Entries with chart source code

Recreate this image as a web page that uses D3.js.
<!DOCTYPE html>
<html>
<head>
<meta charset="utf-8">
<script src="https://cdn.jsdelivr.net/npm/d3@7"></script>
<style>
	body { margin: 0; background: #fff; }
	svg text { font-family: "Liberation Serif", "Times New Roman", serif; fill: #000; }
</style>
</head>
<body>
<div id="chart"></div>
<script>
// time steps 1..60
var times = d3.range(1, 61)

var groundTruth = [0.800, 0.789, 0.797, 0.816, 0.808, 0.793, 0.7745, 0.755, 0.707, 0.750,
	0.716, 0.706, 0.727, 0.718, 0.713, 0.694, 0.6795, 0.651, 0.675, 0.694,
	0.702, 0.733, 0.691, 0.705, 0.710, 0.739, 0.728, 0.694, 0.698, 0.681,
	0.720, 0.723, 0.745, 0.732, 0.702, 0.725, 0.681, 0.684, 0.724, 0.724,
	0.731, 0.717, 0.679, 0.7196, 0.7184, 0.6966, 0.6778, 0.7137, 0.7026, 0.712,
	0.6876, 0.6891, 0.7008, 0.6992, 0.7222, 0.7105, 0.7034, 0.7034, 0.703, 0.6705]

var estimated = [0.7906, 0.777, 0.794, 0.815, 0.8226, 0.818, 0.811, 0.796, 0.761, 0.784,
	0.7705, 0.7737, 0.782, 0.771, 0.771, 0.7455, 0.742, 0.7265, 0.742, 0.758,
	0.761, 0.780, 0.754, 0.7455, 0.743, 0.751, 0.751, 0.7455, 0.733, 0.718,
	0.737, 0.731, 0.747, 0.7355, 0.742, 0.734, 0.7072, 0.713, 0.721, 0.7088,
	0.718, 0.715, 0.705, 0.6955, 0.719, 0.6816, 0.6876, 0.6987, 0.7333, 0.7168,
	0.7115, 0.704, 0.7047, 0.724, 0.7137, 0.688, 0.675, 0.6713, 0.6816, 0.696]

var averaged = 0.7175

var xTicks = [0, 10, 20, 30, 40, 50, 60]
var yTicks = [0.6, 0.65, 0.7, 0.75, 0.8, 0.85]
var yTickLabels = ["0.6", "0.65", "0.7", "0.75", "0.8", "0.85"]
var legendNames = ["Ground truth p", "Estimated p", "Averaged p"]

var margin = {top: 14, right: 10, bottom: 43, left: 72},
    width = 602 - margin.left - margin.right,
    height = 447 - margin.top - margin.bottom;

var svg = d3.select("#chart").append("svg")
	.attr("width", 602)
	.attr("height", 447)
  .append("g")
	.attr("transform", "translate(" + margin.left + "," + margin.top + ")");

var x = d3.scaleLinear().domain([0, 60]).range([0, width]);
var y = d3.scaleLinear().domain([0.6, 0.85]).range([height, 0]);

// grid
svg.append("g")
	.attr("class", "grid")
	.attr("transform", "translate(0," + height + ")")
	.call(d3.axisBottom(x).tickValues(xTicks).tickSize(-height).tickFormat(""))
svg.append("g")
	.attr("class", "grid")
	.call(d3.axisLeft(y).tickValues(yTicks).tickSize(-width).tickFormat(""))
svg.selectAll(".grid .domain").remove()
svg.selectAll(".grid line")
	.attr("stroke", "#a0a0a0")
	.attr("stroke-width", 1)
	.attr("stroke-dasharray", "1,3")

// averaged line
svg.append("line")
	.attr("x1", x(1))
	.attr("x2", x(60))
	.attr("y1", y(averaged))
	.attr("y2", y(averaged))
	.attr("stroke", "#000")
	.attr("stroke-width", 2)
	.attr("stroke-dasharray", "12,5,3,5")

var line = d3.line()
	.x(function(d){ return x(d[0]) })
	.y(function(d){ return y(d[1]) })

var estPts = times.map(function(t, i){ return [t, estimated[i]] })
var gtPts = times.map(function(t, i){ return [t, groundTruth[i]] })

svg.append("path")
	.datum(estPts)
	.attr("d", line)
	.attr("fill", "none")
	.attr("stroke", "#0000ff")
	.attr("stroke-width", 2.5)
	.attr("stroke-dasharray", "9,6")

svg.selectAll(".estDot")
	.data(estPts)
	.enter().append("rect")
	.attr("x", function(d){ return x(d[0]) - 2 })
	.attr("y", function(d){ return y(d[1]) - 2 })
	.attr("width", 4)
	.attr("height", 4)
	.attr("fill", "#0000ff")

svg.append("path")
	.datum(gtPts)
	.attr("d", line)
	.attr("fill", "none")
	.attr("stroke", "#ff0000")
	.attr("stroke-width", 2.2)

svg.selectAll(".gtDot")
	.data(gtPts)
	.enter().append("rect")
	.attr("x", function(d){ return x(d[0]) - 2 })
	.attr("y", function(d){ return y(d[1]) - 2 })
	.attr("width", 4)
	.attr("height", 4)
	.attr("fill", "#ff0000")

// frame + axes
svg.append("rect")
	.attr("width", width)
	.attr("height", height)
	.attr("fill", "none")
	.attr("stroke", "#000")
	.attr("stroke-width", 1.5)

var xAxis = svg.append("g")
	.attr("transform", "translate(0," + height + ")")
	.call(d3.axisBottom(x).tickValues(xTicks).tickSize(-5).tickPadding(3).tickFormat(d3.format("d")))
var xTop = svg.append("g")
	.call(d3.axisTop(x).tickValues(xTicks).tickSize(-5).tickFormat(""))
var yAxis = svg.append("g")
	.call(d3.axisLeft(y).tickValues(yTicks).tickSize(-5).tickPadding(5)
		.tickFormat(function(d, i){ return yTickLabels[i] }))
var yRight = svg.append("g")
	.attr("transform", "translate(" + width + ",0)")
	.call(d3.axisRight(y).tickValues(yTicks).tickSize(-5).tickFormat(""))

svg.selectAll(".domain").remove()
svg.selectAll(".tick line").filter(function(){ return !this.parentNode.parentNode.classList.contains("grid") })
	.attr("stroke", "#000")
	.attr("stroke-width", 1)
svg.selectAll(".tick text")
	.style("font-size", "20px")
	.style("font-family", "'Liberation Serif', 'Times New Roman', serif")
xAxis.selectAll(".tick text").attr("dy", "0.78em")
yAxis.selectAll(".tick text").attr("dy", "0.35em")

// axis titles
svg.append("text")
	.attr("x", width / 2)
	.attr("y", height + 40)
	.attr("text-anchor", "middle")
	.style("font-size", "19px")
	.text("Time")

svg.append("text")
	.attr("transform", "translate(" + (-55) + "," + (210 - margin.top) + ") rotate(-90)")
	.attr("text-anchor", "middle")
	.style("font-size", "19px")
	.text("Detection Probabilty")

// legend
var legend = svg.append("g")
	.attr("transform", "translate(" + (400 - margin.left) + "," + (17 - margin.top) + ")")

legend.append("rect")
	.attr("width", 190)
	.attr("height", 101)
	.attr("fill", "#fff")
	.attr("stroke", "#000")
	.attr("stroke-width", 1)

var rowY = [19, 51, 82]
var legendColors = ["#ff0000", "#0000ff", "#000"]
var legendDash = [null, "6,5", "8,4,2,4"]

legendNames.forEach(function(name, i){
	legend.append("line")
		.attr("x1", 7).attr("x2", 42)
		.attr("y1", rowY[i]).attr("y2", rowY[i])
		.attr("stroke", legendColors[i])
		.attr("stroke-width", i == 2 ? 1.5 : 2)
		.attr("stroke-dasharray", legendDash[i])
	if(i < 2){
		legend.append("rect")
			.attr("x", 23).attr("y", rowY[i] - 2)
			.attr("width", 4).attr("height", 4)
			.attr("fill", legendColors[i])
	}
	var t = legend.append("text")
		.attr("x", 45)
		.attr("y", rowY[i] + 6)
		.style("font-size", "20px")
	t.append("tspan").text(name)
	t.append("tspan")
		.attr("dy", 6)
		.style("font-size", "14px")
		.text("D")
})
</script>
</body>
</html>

* * *

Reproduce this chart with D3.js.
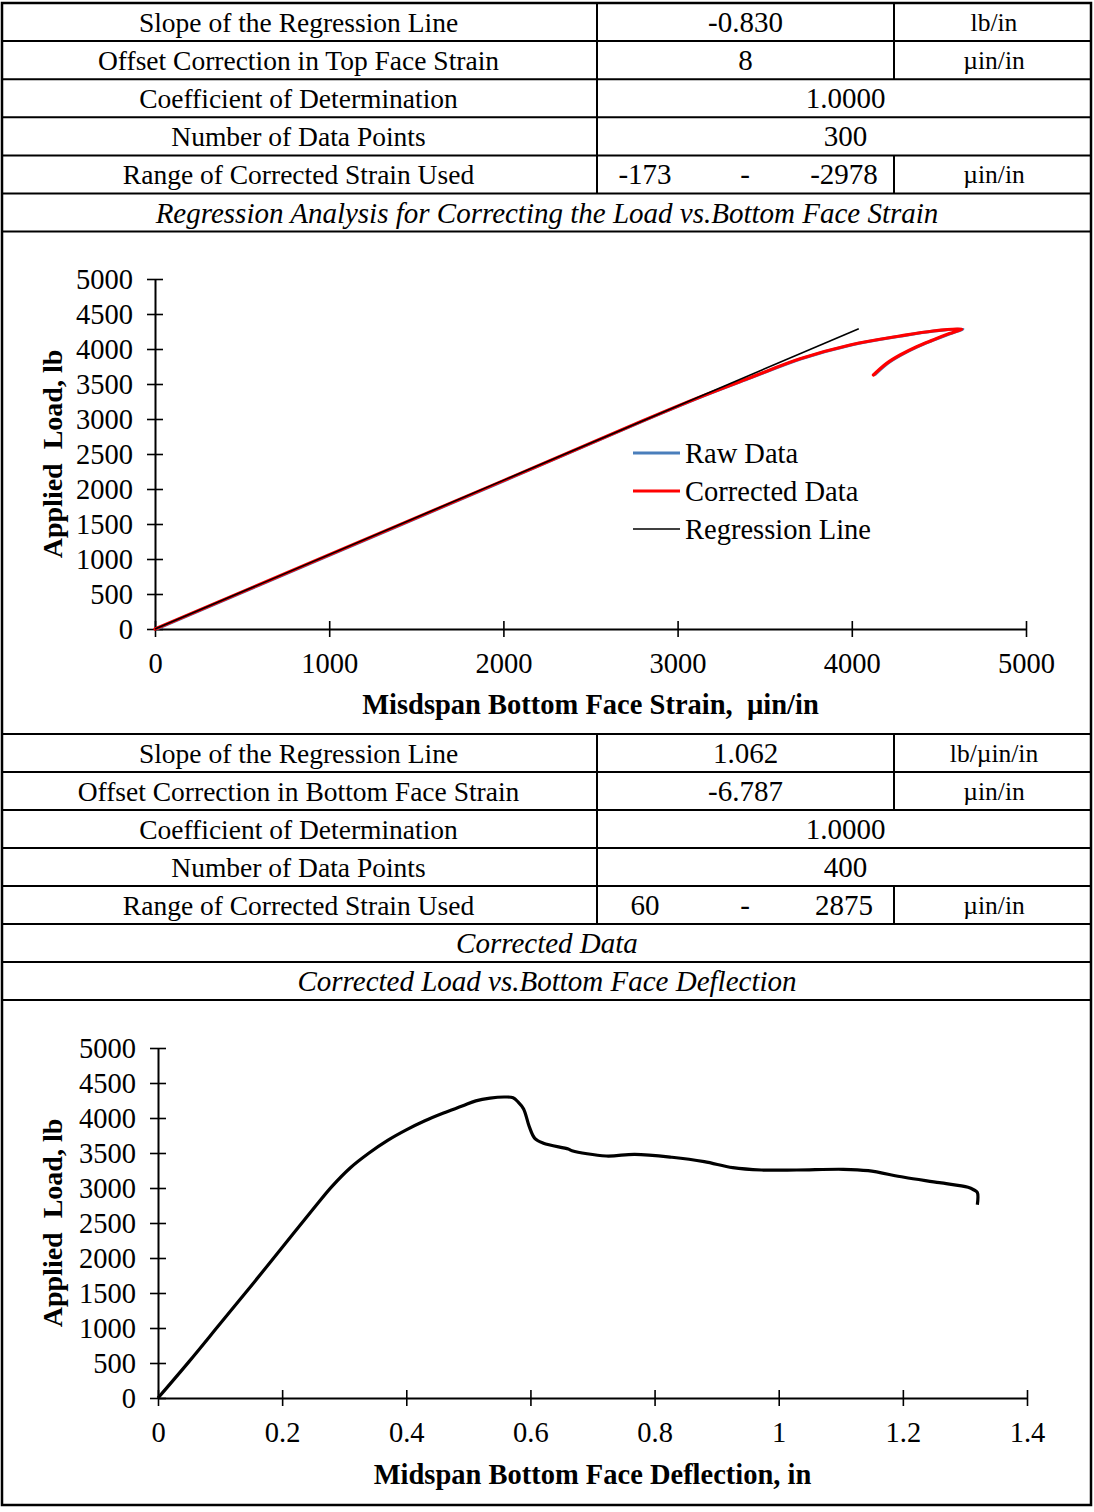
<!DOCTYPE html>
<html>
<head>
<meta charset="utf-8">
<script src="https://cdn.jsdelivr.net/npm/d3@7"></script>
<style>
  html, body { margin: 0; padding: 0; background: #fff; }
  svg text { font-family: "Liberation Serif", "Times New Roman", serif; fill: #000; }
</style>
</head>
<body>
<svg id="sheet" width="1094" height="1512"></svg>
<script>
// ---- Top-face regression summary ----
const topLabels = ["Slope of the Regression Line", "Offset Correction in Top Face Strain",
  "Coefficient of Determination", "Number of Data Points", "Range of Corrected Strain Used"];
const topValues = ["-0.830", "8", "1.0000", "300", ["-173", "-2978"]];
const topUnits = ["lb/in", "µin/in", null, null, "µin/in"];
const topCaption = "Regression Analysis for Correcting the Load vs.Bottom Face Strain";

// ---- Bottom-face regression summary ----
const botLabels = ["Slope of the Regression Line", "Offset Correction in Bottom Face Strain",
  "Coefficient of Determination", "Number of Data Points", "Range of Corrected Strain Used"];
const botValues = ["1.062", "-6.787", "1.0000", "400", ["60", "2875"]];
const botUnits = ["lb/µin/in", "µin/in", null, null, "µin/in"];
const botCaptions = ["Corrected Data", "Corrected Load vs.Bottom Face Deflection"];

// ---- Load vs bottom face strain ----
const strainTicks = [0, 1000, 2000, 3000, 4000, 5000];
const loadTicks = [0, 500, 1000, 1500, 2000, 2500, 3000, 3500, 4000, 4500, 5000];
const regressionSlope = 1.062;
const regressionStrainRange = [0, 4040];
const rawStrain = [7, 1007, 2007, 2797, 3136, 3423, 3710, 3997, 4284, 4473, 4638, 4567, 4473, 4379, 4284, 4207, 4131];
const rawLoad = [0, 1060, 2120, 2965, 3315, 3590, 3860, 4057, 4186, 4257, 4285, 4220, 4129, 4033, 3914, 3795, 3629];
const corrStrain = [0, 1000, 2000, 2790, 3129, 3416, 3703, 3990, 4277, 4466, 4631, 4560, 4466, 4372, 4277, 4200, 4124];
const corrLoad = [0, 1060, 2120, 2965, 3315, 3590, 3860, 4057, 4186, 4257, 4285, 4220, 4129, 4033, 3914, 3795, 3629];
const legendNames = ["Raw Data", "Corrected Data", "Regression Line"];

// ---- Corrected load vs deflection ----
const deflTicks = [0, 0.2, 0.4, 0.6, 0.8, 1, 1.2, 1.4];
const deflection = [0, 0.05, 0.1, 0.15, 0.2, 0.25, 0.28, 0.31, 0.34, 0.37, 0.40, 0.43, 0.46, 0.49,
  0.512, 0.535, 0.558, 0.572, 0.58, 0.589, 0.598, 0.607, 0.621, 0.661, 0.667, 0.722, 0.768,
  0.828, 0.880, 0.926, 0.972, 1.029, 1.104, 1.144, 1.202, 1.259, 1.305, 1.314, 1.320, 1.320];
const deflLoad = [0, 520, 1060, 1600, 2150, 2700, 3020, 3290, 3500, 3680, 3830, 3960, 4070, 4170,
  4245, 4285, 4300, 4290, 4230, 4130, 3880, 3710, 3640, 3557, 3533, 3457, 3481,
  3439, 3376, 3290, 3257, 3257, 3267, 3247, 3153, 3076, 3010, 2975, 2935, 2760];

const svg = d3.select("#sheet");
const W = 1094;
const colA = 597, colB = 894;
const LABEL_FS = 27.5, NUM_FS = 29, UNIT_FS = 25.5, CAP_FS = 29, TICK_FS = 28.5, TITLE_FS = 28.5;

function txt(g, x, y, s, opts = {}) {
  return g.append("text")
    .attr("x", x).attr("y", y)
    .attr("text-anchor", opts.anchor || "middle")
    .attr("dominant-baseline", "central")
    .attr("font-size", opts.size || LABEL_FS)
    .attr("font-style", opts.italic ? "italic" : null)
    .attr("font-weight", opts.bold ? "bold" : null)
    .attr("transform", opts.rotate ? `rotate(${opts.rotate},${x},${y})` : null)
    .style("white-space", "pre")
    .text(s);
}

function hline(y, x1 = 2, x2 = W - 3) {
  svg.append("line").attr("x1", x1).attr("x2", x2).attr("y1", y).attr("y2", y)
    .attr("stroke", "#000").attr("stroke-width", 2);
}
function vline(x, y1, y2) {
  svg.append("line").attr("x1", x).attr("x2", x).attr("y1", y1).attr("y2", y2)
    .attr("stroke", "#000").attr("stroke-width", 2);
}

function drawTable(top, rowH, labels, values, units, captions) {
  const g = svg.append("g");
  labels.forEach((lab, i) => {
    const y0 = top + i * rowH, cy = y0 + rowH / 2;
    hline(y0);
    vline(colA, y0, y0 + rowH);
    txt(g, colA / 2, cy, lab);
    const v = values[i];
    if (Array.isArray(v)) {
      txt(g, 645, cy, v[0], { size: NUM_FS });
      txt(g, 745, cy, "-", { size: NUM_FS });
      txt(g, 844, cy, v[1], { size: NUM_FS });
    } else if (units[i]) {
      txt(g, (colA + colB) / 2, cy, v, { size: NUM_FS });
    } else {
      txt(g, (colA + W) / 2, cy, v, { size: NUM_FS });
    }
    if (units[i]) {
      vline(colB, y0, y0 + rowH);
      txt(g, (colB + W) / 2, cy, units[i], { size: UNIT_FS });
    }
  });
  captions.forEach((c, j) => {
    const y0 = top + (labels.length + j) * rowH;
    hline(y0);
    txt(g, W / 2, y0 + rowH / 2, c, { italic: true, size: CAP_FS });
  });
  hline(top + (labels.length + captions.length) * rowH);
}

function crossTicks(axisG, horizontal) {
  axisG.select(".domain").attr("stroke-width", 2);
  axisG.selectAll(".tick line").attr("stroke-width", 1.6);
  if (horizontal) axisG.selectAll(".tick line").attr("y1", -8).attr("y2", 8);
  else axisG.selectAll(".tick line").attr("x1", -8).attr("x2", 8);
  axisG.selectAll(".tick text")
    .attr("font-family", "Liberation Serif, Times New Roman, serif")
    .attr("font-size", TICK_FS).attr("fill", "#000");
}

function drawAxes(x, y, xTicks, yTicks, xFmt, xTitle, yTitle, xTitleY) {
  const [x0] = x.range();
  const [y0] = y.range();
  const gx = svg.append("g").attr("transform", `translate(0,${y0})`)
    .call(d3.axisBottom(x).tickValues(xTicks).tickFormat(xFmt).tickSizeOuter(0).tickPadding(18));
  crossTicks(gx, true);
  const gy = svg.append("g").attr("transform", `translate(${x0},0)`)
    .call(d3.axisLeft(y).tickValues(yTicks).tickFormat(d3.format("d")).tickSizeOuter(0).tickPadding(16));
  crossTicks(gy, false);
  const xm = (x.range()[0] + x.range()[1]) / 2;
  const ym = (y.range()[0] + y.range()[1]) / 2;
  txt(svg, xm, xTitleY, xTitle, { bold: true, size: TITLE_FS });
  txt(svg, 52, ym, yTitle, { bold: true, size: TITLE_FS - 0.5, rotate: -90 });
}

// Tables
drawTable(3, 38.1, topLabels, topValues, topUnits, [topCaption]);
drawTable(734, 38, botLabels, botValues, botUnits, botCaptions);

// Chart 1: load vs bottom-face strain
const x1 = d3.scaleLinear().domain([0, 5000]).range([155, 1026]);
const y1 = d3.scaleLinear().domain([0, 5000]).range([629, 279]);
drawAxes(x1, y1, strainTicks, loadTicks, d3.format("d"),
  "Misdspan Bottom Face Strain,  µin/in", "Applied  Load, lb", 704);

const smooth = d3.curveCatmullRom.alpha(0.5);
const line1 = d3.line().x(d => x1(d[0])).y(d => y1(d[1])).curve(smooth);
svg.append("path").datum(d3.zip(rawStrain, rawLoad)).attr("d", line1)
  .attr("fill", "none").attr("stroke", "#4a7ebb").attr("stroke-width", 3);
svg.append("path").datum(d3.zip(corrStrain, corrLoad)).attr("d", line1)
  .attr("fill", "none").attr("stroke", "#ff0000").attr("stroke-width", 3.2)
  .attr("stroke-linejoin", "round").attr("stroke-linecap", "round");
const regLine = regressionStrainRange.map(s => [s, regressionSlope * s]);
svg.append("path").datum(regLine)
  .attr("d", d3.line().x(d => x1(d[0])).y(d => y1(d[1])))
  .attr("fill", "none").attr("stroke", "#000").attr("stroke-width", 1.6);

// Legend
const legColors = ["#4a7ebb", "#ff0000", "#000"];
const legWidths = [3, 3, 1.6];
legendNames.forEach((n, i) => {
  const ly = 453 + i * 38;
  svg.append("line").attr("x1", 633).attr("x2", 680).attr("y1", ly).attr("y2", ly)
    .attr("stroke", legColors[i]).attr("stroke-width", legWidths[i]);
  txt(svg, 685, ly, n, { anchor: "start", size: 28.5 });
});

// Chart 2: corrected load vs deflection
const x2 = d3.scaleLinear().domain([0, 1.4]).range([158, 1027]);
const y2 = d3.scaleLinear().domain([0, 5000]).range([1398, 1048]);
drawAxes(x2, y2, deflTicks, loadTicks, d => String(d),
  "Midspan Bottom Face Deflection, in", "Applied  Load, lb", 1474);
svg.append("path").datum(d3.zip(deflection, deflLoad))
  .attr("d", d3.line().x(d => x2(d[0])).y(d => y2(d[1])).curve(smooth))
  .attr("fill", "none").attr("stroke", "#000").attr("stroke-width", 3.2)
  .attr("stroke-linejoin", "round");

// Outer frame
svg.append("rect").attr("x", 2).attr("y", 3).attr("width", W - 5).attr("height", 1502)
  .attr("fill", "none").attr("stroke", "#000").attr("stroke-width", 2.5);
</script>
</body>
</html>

▶ [What you are asked to do]
Output exactly the lines running from the line containing "Recreate this image" through the line containing "0.7034, 0.703, 0.6705]", and only those lines.

▶ [Output for this exercise]
Recreate this image as a web page that uses D3.js.
<!DOCTYPE html>
<html>
<head>
<meta charset="utf-8">
<script src="https://cdn.jsdelivr.net/npm/d3@7"></script>
<style>
	body { margin: 0; background: #fff; }
	svg text { font-family: "Liberation Serif", "Times New Roman", serif; fill: #000; }
</style>
</head>
<body>
<div id="chart"></div>
<script>
// time steps 1..60
var times = d3.range(1, 61)

var groundTruth = [0.800, 0.789, 0.797, 0.816, 0.808, 0.793, 0.7745, 0.755, 0.707, 0.750,
	0.716, 0.706, 0.727, 0.718, 0.713, 0.694, 0.6795, 0.651, 0.675, 0.694,
	0.702, 0.733, 0.691, 0.705, 0.710, 0.739, 0.728, 0.694, 0.698, 0.681,
	0.720, 0.723, 0.745, 0.732, 0.702, 0.725, 0.681, 0.684, 0.724, 0.724,
	0.731, 0.717, 0.679, 0.7196, 0.7184, 0.6966, 0.6778, 0.7137, 0.7026, 0.712,
	0.6876, 0.6891, 0.7008, 0.6992, 0.7222, 0.7105, 0.7034, 0.7034, 0.703, 0.6705]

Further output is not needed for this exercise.